As the wealthiest corporation in the world, Wal-Mart is now a copied business model in today’s economy. “It creates a dangerous role model for other employers,” Jim Chambers of the United Food Commercial Workers Union said. “Now other companies are saying, ‘Wal-Mart isn’t supplying health care and other benefits to its employees. Why should we?'”
According to the speakers, Wal-Mart does not provide employee health care and pays its workers much less than its competitors. The company has even gone as far as to delete time off of workers’ timecards, according to a New York Times study circulated during the meeting.
Wal-Mart is the world’s largest corporate employer, and the most sued corporation in the world.
Currently there is a class-action suit by 1.6 million women over gender discrimination pending against the company. According to a study by the Impact Fund, women make up 92 percent of cashiers but only 14 percent of store management and receive thousands less in wages.

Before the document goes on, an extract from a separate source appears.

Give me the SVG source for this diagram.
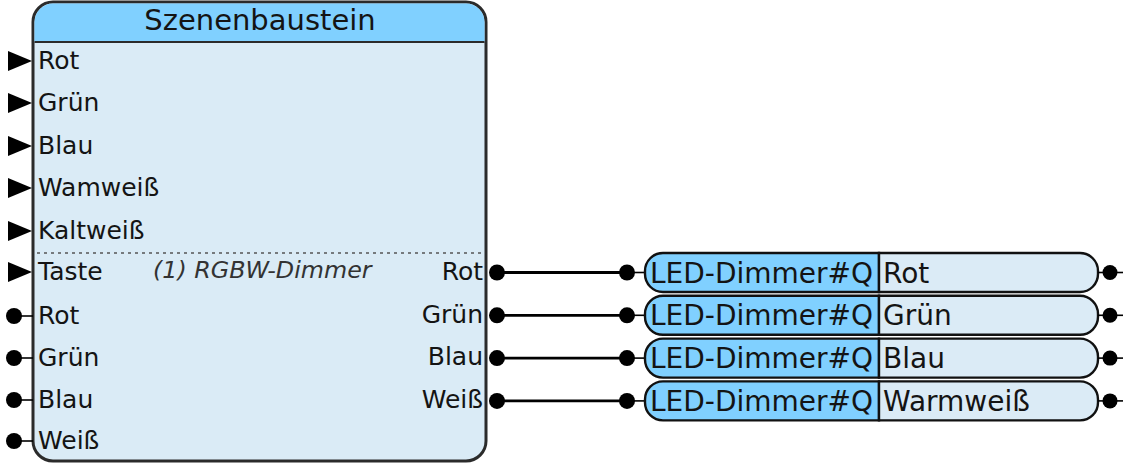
<svg xmlns="http://www.w3.org/2000/svg" width="1127" height="464" viewBox="0 0 1127 464">
<style>
text{font-family:"DejaVu Sans","Liberation Sans",sans-serif;fill:#141414}
.lbl{font-size:25px}
.ttl{font-size:29px}
.led{font-size:28px}
.it{font-size:23.8px;font-style:italic;fill:#333}
.dot{fill:#000}
.tri{fill:#000}
.wire{stroke:#000;stroke-width:2.8;fill:none}
.stub{stroke:#000;stroke-width:1.6;fill:none}
.boxL{fill:#80d0ff;stroke:#111;stroke-width:2.4}
.boxR{fill:#dbebf6;stroke:#111;stroke-width:2.4}
</style>
<defs>
<path id="tri" d="M-24,-10 L0,0 L-24,10 Z"/>
</defs>
<g id="szenenbaustein">
<rect x="33" y="2" width="453" height="459" rx="20" fill="#daebf6" stroke="#2b2b2b" stroke-width="3"/>
<path d="M34.5,42 V22 A18.5,18.5 0 0 1 53,3.5 H466 A18.5,18.5 0 0 1 484.5,22 V42 Z" fill="#80d0ff"/>
<line x1="34.5" y1="42" x2="484.5" y2="42" stroke="#2b2b2b" stroke-width="2"/>
<text class="ttl" x="260" y="30" text-anchor="middle">Szenenbaustein</text>
<line x1="37" y1="253" x2="483" y2="253" stroke="#555" stroke-width="1.3" stroke-dasharray="3,4"/>
<use href="#tri" x="32" y="61" class="tri"/>
<use href="#tri" x="32" y="103" class="tri"/>
<use href="#tri" x="32" y="146" class="tri"/>
<use href="#tri" x="32" y="188" class="tri"/>
<use href="#tri" x="32" y="231" class="tri"/>
<use href="#tri" x="32" y="272" class="tri"/>
<g>
<line class="stub" x1="14" y1="316" x2="33" y2="316"/><circle class="dot" cx="14" cy="316" r="8"/>
<line class="stub" x1="14" y1="358" x2="33" y2="358"/><circle class="dot" cx="14" cy="358" r="8"/>
<line class="stub" x1="14" y1="400" x2="33" y2="400"/><circle class="dot" cx="14" cy="400" r="8"/>
<line class="stub" x1="14" y1="441" x2="33" y2="441"/><circle class="dot" cx="14" cy="441" r="8"/>
</g>
<text class="lbl" x="38" y="69">Rot</text>
<text class="lbl" x="38" y="111">Grün</text>
<text class="lbl" x="38" y="154">Blau</text>
<text class="lbl" x="38" y="196">Wamweiß</text>
<text class="lbl" x="38" y="239">Kaltweiß</text>
<text class="lbl" x="38" y="280">Taste</text>
<text class="it" x="153" y="278">(1) RGBW-Dimmer</text>
<text class="lbl" x="38" y="324">Rot</text>
<text class="lbl" x="38" y="366">Grün</text>
<text class="lbl" x="38" y="408">Blau</text>
<text class="lbl" x="38" y="449">Weiß</text>
<text class="lbl" x="483" y="280" text-anchor="end">Rot</text>
<text class="lbl" x="483" y="323" text-anchor="end">Grün</text>
<text class="lbl" x="483" y="365" text-anchor="end">Blau</text>
<text class="lbl" x="483" y="408" text-anchor="end">Weiß</text>
<circle class="dot" cx="497" cy="272.5" r="8"/>
<circle class="dot" cx="497" cy="315.3" r="8"/>
<circle class="dot" cx="497" cy="358.1" r="8"/>
<circle class="dot" cx="497" cy="400.9" r="8"/>
</g>
<g id="connectors">
<line class="wire" x1="497" y1="272.5" x2="627" y2="272.5"/>
<line class="wire" x1="497" y1="315.3" x2="627" y2="315.3"/>
<line class="wire" x1="497" y1="358.1" x2="627" y2="358.1"/>
<line class="wire" x1="497" y1="400.9" x2="627" y2="400.9"/>
</g>
<g id="led-rot" transform="translate(0,253)">
<line class="stub" x1="627" y1="19.5" x2="646" y2="19.5"/><circle class="dot" cx="627" cy="19.5" r="8"/>
<path class="boxL" d="M879,0 H663 A18,18 0 0 0 645,18 V21 A18,18 0 0 0 663,39 H879 Z"/>
<path class="boxR" d="M879,0 H1080 A18,18 0 0 1 1098,18 V21 A18,18 0 0 1 1080,39 H879 Z"/>
<text class="led" x="650" y="29.5">LED-Dimmer#Q</text>
<text class="led" x="883" y="29.5">Rot</text>
<line class="stub" x1="1098" y1="19.5" x2="1123" y2="19.5"/><circle class="dot" cx="1110" cy="19.5" r="7.5"/>
</g>
<g id="led-gruen" transform="translate(0,295.8)">
<line class="stub" x1="627" y1="19.5" x2="646" y2="19.5"/><circle class="dot" cx="627" cy="19.5" r="8"/>
<path class="boxL" d="M879,0 H663 A18,18 0 0 0 645,18 V21 A18,18 0 0 0 663,39 H879 Z"/>
<path class="boxR" d="M879,0 H1080 A18,18 0 0 1 1098,18 V21 A18,18 0 0 1 1080,39 H879 Z"/>
<text class="led" x="650" y="29.5">LED-Dimmer#Q</text>
<text class="led" x="883" y="29.5">Grün</text>
<line class="stub" x1="1098" y1="19.5" x2="1123" y2="19.5"/><circle class="dot" cx="1110" cy="19.5" r="7.5"/>
</g>
<g id="led-blau" transform="translate(0,338.6)">
<line class="stub" x1="627" y1="19.5" x2="646" y2="19.5"/><circle class="dot" cx="627" cy="19.5" r="8"/>
<path class="boxL" d="M879,0 H663 A18,18 0 0 0 645,18 V21 A18,18 0 0 0 663,39 H879 Z"/>
<path class="boxR" d="M879,0 H1080 A18,18 0 0 1 1098,18 V21 A18,18 0 0 1 1080,39 H879 Z"/>
<text class="led" x="650" y="29.5">LED-Dimmer#Q</text>
<text class="led" x="883" y="29.5">Blau</text>
<line class="stub" x1="1098" y1="19.5" x2="1123" y2="19.5"/><circle class="dot" cx="1110" cy="19.5" r="7.5"/>
</g>
<g id="led-warmweiss" transform="translate(0,381.4)">
<line class="stub" x1="627" y1="19.5" x2="646" y2="19.5"/><circle class="dot" cx="627" cy="19.5" r="8"/>
<path class="boxL" d="M879,0 H663 A18,18 0 0 0 645,18 V21 A18,18 0 0 0 663,39 H879 Z"/>
<path class="boxR" d="M879,0 H1080 A18,18 0 0 1 1098,18 V21 A18,18 0 0 1 1080,39 H879 Z"/>
<text class="led" x="650" y="29.5">LED-Dimmer#Q</text>
<text class="led" x="883" y="29.5">Warmweiß</text>
<line class="stub" x1="1098" y1="19.5" x2="1123" y2="19.5"/><circle class="dot" cx="1110" cy="19.5" r="7.5"/>
</g>
</svg>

These low labor wages force many employees under the poverty line. Many have to resort to public health systems such as Family Care, a program funded by taxpayers. Wal-Mart employs the largest number of Family Care recipients.
“Everybody else needs to chip in just for people to survive,” Michele Naples, associate professor of economics at the College, said. “This is what we bring to our communities.”
“According to the one-penny study, if Wal-Mart raised their prices on each item just one cent, it would be enough to cover all employees health care,” Chambers said.
The speakers said that Wal-Mart has a detrimental effect on national and international labor rights. Wal-Mart imports many of its products from nations that abuse workers. “Fifteen-hour stretches (of work) for Bangladeshi workers,” Naples said.
In between lecturers, The Solidarity Singers of the New Jersey Industrial Union performed anti-Wal-Mart songs. The songs were sung to popular tunes, with lyrics like “Found a Wal-Mart where our town’s life used to be. Now we have no past or future, all replaced by corporate greed.”
Carol Lerner of the L.E.T.’s Stop Wal-Mart campaign urged student involvement. “We need your energy, your idealism, we need your ideas,” she said.